▶ [Task to carry out] Without the pictures, can you quote each line below exactly?
* START *
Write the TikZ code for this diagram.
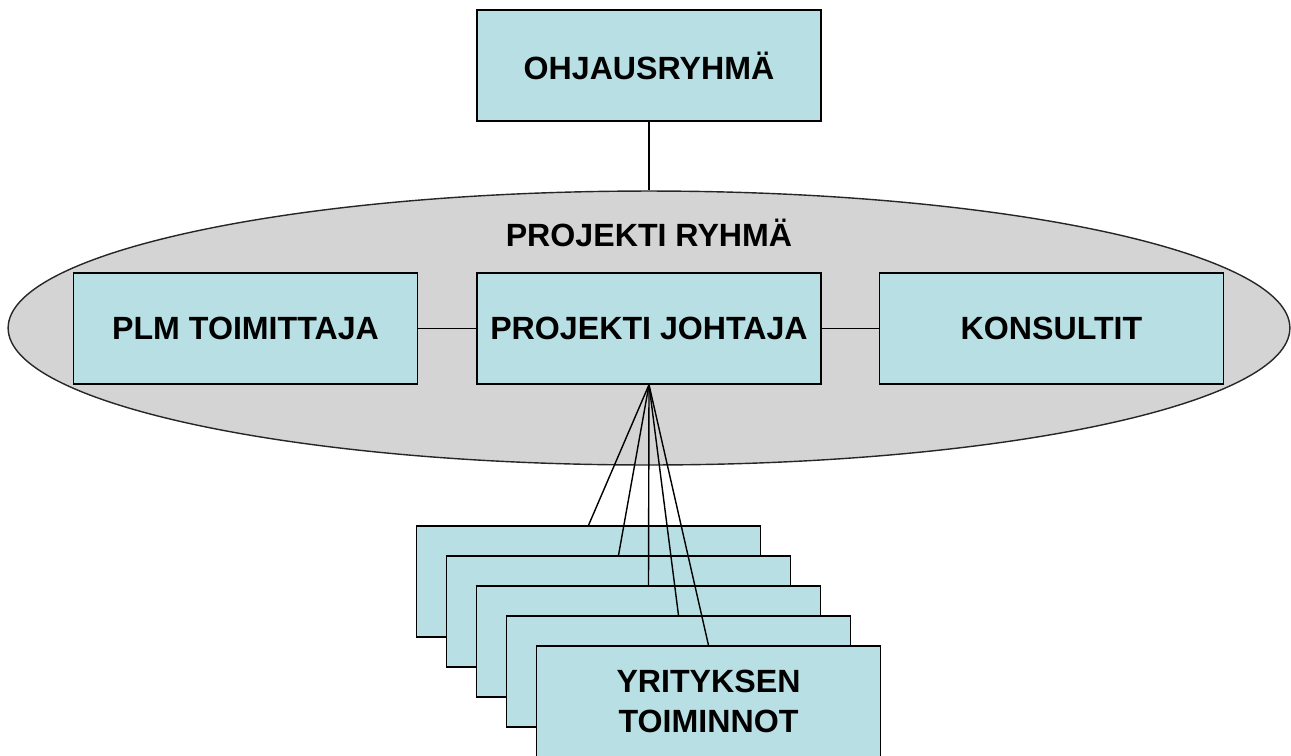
\documentclass[tikz,border=0pt]{standalone}
\usepackage{fontspec}
\setmainfont{Liberation Sans}
\usetikzlibrary{shapes.geometric}
\definecolor{boxblue}{RGB}{184,223,227}
\definecolor{ryhmagray}{RGB}{212,212,212}

\tikzset{
	orgbox/.style={shape=rectangle, draw=black, fill=boxblue, line width=0.8pt,
		minimum width=6.88cm, minimum height=2.22cm, align=center,
		font=\bfseries\fontsize{18.3}{22.5}\selectfont},
	conn/.style={-, black, line width=0.8pt}
}

\begin{document}
\begin{tikzpicture}[x=0.02cm, y=-0.02cm]
		\useasboundingbox (0,0) rectangle (1291,755);
		
		\node[shape=ellipse, draw=black!85, fill=ryhmagray, line width=0.8pt, minimum width=25.64cm, minimum height=5.48cm] (ryhma) at (649,328) {};
		\node[font=\bfseries\fontsize{18.3}{22.5}\selectfont] (ryhmateksti) at (649,233) {PROJEKTI RYHMÄ};
		
		\node[orgbox] (ohjaus) at (649,65.5) {OHJAUSRYHMÄ};
		
		\node[orgbox] (plm) at (245.5,328.5) {PLM TOIMITTAJA};
		\node[orgbox] (johtaja) at (649,328.5) {PROJEKTI JOHTAJA};
		\node[orgbox] (konsultit) at (1051.5,328.5) {KONSULTIT};
		
		% yrityksen toiminnot, pinossa
		\foreach \i/\txt in {1/,2/,3/,4/,5/{YRITYKSEN\\TOIMINNOT}}
			\node[orgbox] (toim\i) at ({588.5+30*(\i-1)},{581.5+30*(\i-1)}) {\txt};
		
		\path [conn] (ohjaus) edge (ryhma.north);
		\path [conn] (plm) edge (johtaja);
		\path [conn] (johtaja) edge (konsultit);
		
		\foreach \i in {1,...,5}
			\path [conn] (johtaja.south) edge (toim\i.north);
		
		\end{tikzpicture}
\end{document}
* END *
▶ [Result of the task]
Write the TikZ code for this diagram.
\documentclass[tikz,border=0pt]{standalone}
\usepackage{fontspec}
\setmainfont{Liberation Sans}
\usetikzlibrary{shapes.geometric}
\definecolor{boxblue}{RGB}{184,223,227}
\definecolor{ryhmagray}{RGB}{212,212,212}

\tikzset{
	orgbox/.style={shape=rectangle, draw=black, fill=boxblue, line width=0.8pt,
		minimum width=6.88cm, minimum height=2.22cm, align=center,
		font=\bfseries\fontsize{18.3}{22.5}\selectfont},
	conn/.style={-, black, line width=0.8pt}
}

\begin{document}
\begin{tikzpicture}[x=0.02cm, y=-0.02cm]
		\useasboundingbox (0,0) rectangle (1291,755);
		
		\node[shape=ellipse, draw=black!85, fill=ryhmagray, line width=0.8pt, minimum width=25.64cm, minimum height=5.48cm] (ryhma) at (649,328) {};
		\node[font=\bfseries\fontsize{18.3}{22.5}\selectfont] (ryhmateksti) at (649,233) {PROJEKTI RYHMÄ};
		
		\node[orgbox] (ohjaus) at (649,65.5) {OHJAUSRYHMÄ};
		
		\node[orgbox] (plm) at (245.5,328.5) {PLM TOIMITTAJA};
		\node[orgbox] (johtaja) at (649,328.5) {PROJEKTI JOHTAJA};
		\node[orgbox] (konsultit) at (1051.5,328.5) {KONSULTIT};
		
		% yrityksen toiminnot, pinossa
		\foreach \i/\txt in {1/,2/,3/,4/,5/{YRITYKSEN\\TOIMINNOT}}
			\node[orgbox] (toim\i) at ({588.5+30*(\i-1)},{581.5+30*(\i-1)}) {\txt};
		
		\path [conn] (ohjaus) edge (ryhma.north);
		\path [conn] (plm) edge (johtaja);
		\path [conn] (johtaja) edge (konsultit);
		
		\foreach \i in {1,...,5}
			\path [conn] (johtaja.south) edge (toim\i.north);
		
		\end{tikzpicture}
\end{document}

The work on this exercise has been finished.